Denny's was one of the few choices available when developers looked for a national restaurant to lure to the plaza. At the time, residents complained that the nearest chain restaurant was a Sizzler, about four miles away in Compton.

The Denny's "N" the 'hood, as it was called, opened in 1992 shortly after the riots and was the first full-service, family-style restaurant to open in the community since the 1965 Watts riots. At the time, it was the only black-owned restaurant in the Spartanburg, S.C.-based chain of nearly 1,500 eateries.

"I see a hospital across the street with 2,000 employees, a shopping center with 400 employees and a community with no place to sit down and eat," said entrepreneur Donald J. Bohana, who borrowed $800,000 to build and open the restaurant.

His Denny's would be different. Windows in the 150-seat restaurant were fortified with bullet-proof glass. And the owner deviated from the regular menu, offering soul food dishes: collard greens, chitterlings, oxtails and sweet potato pie.

Business was booming.

Then came the bust. Bohana was stripped of the franchise nearly two years after the opening for failing to make payments on his loan from Los Angeles County. (In 1998, Bohana was convicted of second-degree murder in the drowning of the ex-wife of Jackson 5 member Tito Jackson. He was sentenced to 15 years in prison.)
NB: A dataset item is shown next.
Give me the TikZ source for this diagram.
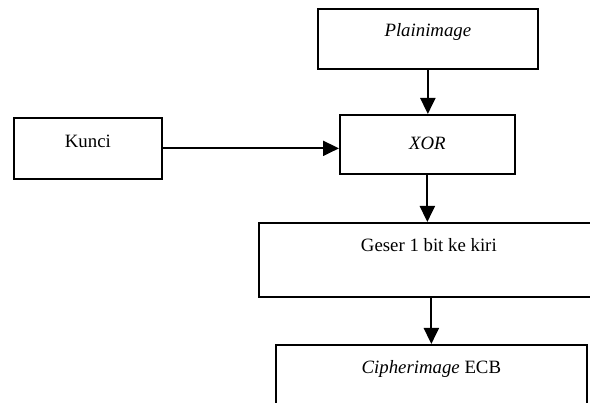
\documentclass[tikz,border=0pt]{standalone}
\usepackage{fontspec}
\setmainfont{Liberation Serif}
\usetikzlibrary{arrows.meta}

\begin{document}
\begin{tikzpicture}[
  x=1pt, y=-1pt,
  font=\fontsize{18.8}{22}\selectfont,
  box/.style={draw, line width=1.7pt, anchor=north west, inner sep=0pt, align=center},
  arr/.style={-{Triangle[length=16pt, width=15pt]}, line width=2pt}]
\useasboundingbox (0,0) rectangle (590,403);
\clip (0,0) rectangle (590,403);
\node[box, minimum width=220pt, text height=28pt, text depth=32pt] (plain) at (317,8) {\itshape Plainimage};
\node[box, minimum width=175pt, text height=35pt, text depth=24pt] (xor) at (339,114) {\itshape XOR};
\node[box, minimum width=148pt, text height=30pt, text depth=31pt] (kunci) at (13,117) {Kunci};
\node[box, minimum width=340pt, text height=29pt, text depth=45pt] (geser) at (258,222) {Geser 1 bit ke kiri};
\node[box, minimum width=311pt, text height=29pt, text depth=51pt] (cipher) at (275,344) {\textit{Cipherimage} ECB};
\draw[arr] (plain.south) -- (plain.south |- xor.north);
\draw[arr] (kunci.east) -- (kunci.east -| xor.west);
\draw[arr] (xor.south) -- (xor.south |- geser.north);
\draw[arr] (cipher.north |- geser.south) -- (cipher.north);
\end{tikzpicture}
\end{document}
By 2003, Kim had purchased the restaurant, and sales continued to increase until the Denny's started to encounter a series of difficulties -- a supermarket strike, an MTA strike and the shrinking of the hospital.

Kim says he has had few problems running the restaurant. He's had to clean up graffiti, and he had to pay $6,000 to replace scratched bulletproof windows. And he's learned to not make an issue with those who visit the restaurant only to use the restroom, not to eat.

"That's a problem," he said. "But it really isn't. I have to serve the community."

Kim, a pharmacist by training, attended UC Berkeley when he moved to California from Seoul in the 1960s. But because of a shortage of funds, the young father was forced to work in the restaurant business.